The task:
Repeat the material below word for word and leave out all pictures.

Dataset content:
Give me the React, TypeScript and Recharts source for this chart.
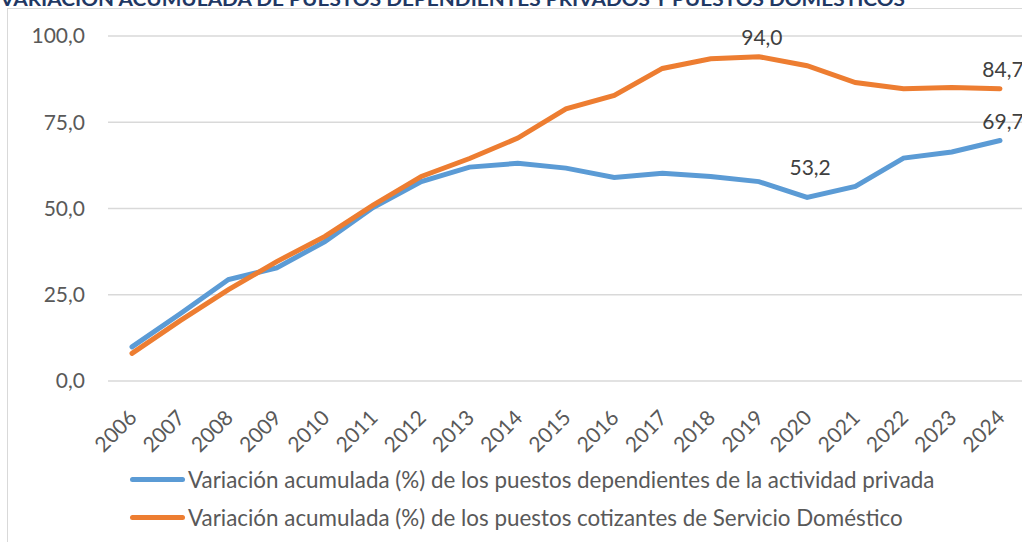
import { LineChart, Line, XAxis, YAxis, CartesianGrid, LabelList } from "recharts";

const years = [
  "2006", "2007", "2008", "2009", "2010", "2011", "2012", "2013", "2014", "2015",
  "2016", "2017", "2018", "2019", "2020", "2021", "2022", "2023", "2024",
];

// variación acumulada (%) puestos dependientes actividad privada
const privados = [
  9.9, 19.5, 29.4, 32.8, 40.4, 50.3, 57.8, 62.0, 63.1, 61.7,
  59.0, 60.2, 59.3, 57.8, 53.2, 56.4, 64.6, 66.4, 69.7,
];

// variación acumulada (%) puestos cotizantes servicio doméstico
const domesticos = [
  8.0, 17.5, 26.5, 34.6, 41.9, 51.0, 59.3, 64.5, 70.4, 78.9,
  82.8, 90.6, 93.4, 94.0, 91.4, 86.5, 84.7, 85.1, 84.7,
];

const yTicks = [0, 25, 50, 75, 100];

const privadosLabelYears = ["2020", "2024"];
const domesticosLabelYears = ["2019", "2024"];

const seriesNames = [
  "Variación acumulada (%) de los puestos dependientes de la actividad privada",
  "Variación acumulada (%) de los puestos cotizantes de Servicio Doméstico",
];

const title = "VARIACIÓN ACUMULADA DE PUESTOS DEPENDIENTES PRIVADOS Y PUESTOS DOMÉSTICOS";

const BLUE = "#5B9BD5";
const ORANGE = "#ED7D31";
const FONT = "Lato, 'Open Sans', sans-serif";

const fmt = (v: number) => v.toFixed(1).replace(".", ",");

const data = years.map((year, i) => ({
  year,
  privados: privados[i],
  domesticos: domesticos[i],
}));

const makeLabel = (labelYears: string[], lift: Record<string, number>) => (props: any) => {
  const { x, y, value, index } = props;
  const year = years[index];
  if (!labelYears.includes(year)) return null;
  return (
    <text
      x={x + 3}
      y={y - (lift[year] ?? 12)}
      textAnchor="middle"
      fill="#404040"
      fontSize={21}
      fontFamily={FONT}
    >
      {fmt(value)}
    </text>
  );
};

const YearTick = (props: any) => {
  const { x, y, payload } = props;
  return (
    <text
      x={x + 6}
      y={y + 30}
      transform={`rotate(-45, ${x + 6}, ${y + 30})`}
      textAnchor="end"
      fill="#595959"
      fontSize={21}
      fontFamily={FONT}
    >
      {payload.value}
    </text>
  );
};

export default function App() {
  return (
    <div
      style={{
        position: "fixed",
        left: 0,
        top: 0,
        width: 1022,
        height: 542,
        overflow: "hidden",
        background: "#fff",
      }}
    >
      <div
        style={{
          position: "absolute",
          left: 7,
          top: 8,
          width: 1040,
          height: 560,
          borderLeft: "1px solid #d9d9d9",
          borderTop: "1px solid #d9d9d9",
        }}
      />
      <div style={{ position: "absolute", left: 0, top: 0 }}>
        <LineChart
          width={1040}
          height={542}
          data={data}
          margin={{ top: 36, right: 16, left: 0, bottom: 0 }}
        >
          <CartesianGrid vertical={false} stroke="#d9d9d9" strokeWidth={1.5} />
          <XAxis
            dataKey="year"
            axisLine={false}
            tickLine={false}
            interval={0}
            padding={{ left: 24, right: 24 }}
            height={161}
            tick={<YearTick />}
          />
          <YAxis
            domain={[0, 100]}
            ticks={yTicks}
            width={108}
            axisLine={false}
            tickLine={false}
            tickMargin={17}
            tickFormatter={fmt}
            tick={{ fill: "#595959", fontSize: 21, fontFamily: FONT }}
          />
          <Line
            type="linear"
            dataKey="privados"
            stroke={BLUE}
            strokeWidth={5}
            dot={false}
            strokeLinecap="round"
            isAnimationActive={false}
          >
            <LabelList content={makeLabel(privadosLabelYears, { "2020": 22, "2024": 12 })} />
          </Line>
          <Line
            type="linear"
            dataKey="domesticos"
            stroke={ORANGE}
            strokeWidth={5}
            dot={false}
            strokeLinecap="round"
            isAnimationActive={false}
          >
            <LabelList content={makeLabel(domesticosLabelYears, { "2019": 12, "2024": 12 })} />
          </Line>
        </LineChart>
      </div>
      {/* título recortado en el borde superior, como en la imagen original */}
      <svg
        width={1022}
        height={12}
        style={{ position: "absolute", left: 0, top: 0, zIndex: 2, overflow: "hidden" }}
      >
        <text
          x={0}
          y={6}
          fill="#1F3864"
          fontFamily={FONT}
          fontWeight={700}
          fontSize={18}
          textLength={905}
          lengthAdjust="spacingAndGlyphs"
        >
          {title}
        </text>
      </svg>
      {seriesNames.map((name, i) => (
        <div
          key={name}
          style={{
            position: "absolute",
            left: 130,
            top: 465 + i * 38,
            height: 28,
            display: "flex",
            alignItems: "center",
            fontFamily: FONT,
            fontSize: 22.4,
            color: "#595959",
            whiteSpace: "nowrap",
          }}
        >
          <span
            style={{
              display: "inline-block",
              width: 55,
              height: 5,
              borderRadius: 3,
              background: i === 0 ? BLUE : ORANGE,
              marginRight: 3,
            }}
          />
          {name}
        </div>
      ))}
    </div>
  );
}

Response to this exercise:
Give me the React, TypeScript and Recharts source for this chart.
import { LineChart, Line, XAxis, YAxis, CartesianGrid, LabelList } from "recharts";

const years = [
  "2006", "2007", "2008", "2009", "2010", "2011", "2012", "2013", "2014", "2015",
  "2016", "2017", "2018", "2019", "2020", "2021", "2022", "2023", "2024",
];

// variación acumulada (%) puestos dependientes actividad privada
const privados = [
  9.9, 19.5, 29.4, 32.8, 40.4, 50.3, 57.8, 62.0, 63.1, 61.7,
  59.0, 60.2, 59.3, 57.8, 53.2, 56.4, 64.6, 66.4, 69.7,
];

// variación acumulada (%) puestos cotizantes servicio doméstico
const domesticos = [
  8.0, 17.5, 26.5, 34.6, 41.9, 51.0, 59.3, 64.5, 70.4, 78.9,
  82.8, 90.6, 93.4, 94.0, 91.4, 86.5, 84.7, 85.1, 84.7,
];

const yTicks = [0, 25, 50, 75, 100];

const privadosLabelYears = ["2020", "2024"];
const domesticosLabelYears = ["2019", "2024"];

const seriesNames = [
  "Variación acumulada (%) de los puestos dependientes de la actividad privada",
  "Variación acumulada (%) de los puestos cotizantes de Servicio Doméstico",
];

const title = "VARIACIÓN ACUMULADA DE PUESTOS DEPENDIENTES PRIVADOS Y PUESTOS DOMÉSTICOS";

const BLUE = "#5B9BD5";
const ORANGE = "#ED7D31";
const FONT = "Lato, 'Open Sans', sans-serif";

const fmt = (v: number) => v.toFixed(1).replace(".", ",");

const data = years.map((year, i) => ({
  year,
  privados: privados[i],
  domesticos: domesticos[i],
}));

const makeLabel = (labelYears: string[], lift: Record<string, number>) => (props: any) => {
  const { x, y, value, index } = props;
  const year = years[index];
  if (!labelYears.includes(year)) return null;
  return (
    <text
      x={x + 3}
      y={y - (lift[year] ?? 12)}
      textAnchor="middle"
      fill="#404040"
      fontSize={21}
      fontFamily={FONT}
    >
      {fmt(value)}
    </text>
  );
};

const YearTick = (props: any) => {
  const { x, y, payload } = props;
  return (
    <text
      x={x + 6}
      y={y + 30}
      transform={`rotate(-45, ${x + 6}, ${y + 30})`}
      textAnchor="end"
      fill="#595959"
      fontSize={21}
      fontFamily={FONT}
    >
      {payload.value}
    </text>
  );
};

export default function App() {
  return (
    <div
      style={{
        position: "fixed",
        left: 0,
        top: 0,
        width: 1022,
        height: 542,
        overflow: "hidden",
        background: "#fff",
      }}
    >
      <div
        style={{
          position: "absolute",
          left: 7,
          top: 8,
          width: 1040,
          height: 560,
          borderLeft: "1px solid #d9d9d9",
          borderTop: "1px solid #d9d9d9",
        }}
      />
      <div style={{ position: "absolute", left: 0, top: 0 }}>
        <LineChart
          width={1040}
          height={542}
          data={data}
          margin={{ top: 36, right: 16, left: 0, bottom: 0 }}
        >
          <CartesianGrid vertical={false} stroke="#d9d9d9" strokeWidth={1.5} />
          <XAxis
            dataKey="year"
            axisLine={false}
            tickLine={false}
            interval={0}
            padding={{ left: 24, right: 24 }}
            height={161}
            tick={<YearTick />}
          />
          <YAxis
            domain={[0, 100]}
            ticks={yTicks}
            width={108}
            axisLine={false}
            tickLine={false}
            tickMargin={17}
            tickFormatter={fmt}
            tick={{ fill: "#595959", fontSize: 21, fontFamily: FONT }}
          />
          <Line
            type="linear"
            dataKey="privados"
            stroke={BLUE}
            strokeWidth={5}
            dot={false}
            strokeLinecap="round"
            isAnimationActive={false}
          >
            <LabelList content={makeLabel(privadosLabelYears, { "2020": 22, "2024": 12 })} />
          </Line>
          <Line
            type="linear"
            dataKey="domesticos"
            stroke={ORANGE}
            strokeWidth={5}
            dot={false}
            strokeLinecap="round"
            isAnimationActive={false}
          >
            <LabelList content={makeLabel(domesticosLabelYears, { "2019": 12, "2024": 12 })} />
          </Line>
        </LineChart>
      </div>
      {/* título recortado en el borde superior, como en la imagen original */}
      <svg
        width={1022}
        height={12}
        style={{ position: "absolute", left: 0, top: 0, zIndex: 2, overflow: "hidden" }}
      >
        <text
          x={0}
          y={6}
          fill="#1F3864"
          fontFamily={FONT}
          fontWeight={700}
          fontSize={18}
          textLength={905}
          lengthAdjust="spacingAndGlyphs"
        >
          {title}
        </text>
      </svg>
      {seriesNames.map((name, i) => (
        <div
          key={name}
          style={{
            position: "absolute",
            left: 130,
            top: 465 + i * 38,
            height: 28,
            display: "flex",
            alignItems: "center",
            fontFamily: FONT,
            fontSize: 22.4,
            color: "#595959",
            whiteSpace: "nowrap",
          }}
        >
          <span
            style={{
              display: "inline-block",
              width: 55,
              height: 5,
              borderRadius: 3,
              background: i === 0 ? BLUE : ORANGE,
              marginRight: 3,
            }}
          />
          {name}
        </div>
      ))}
    </div>
  );
}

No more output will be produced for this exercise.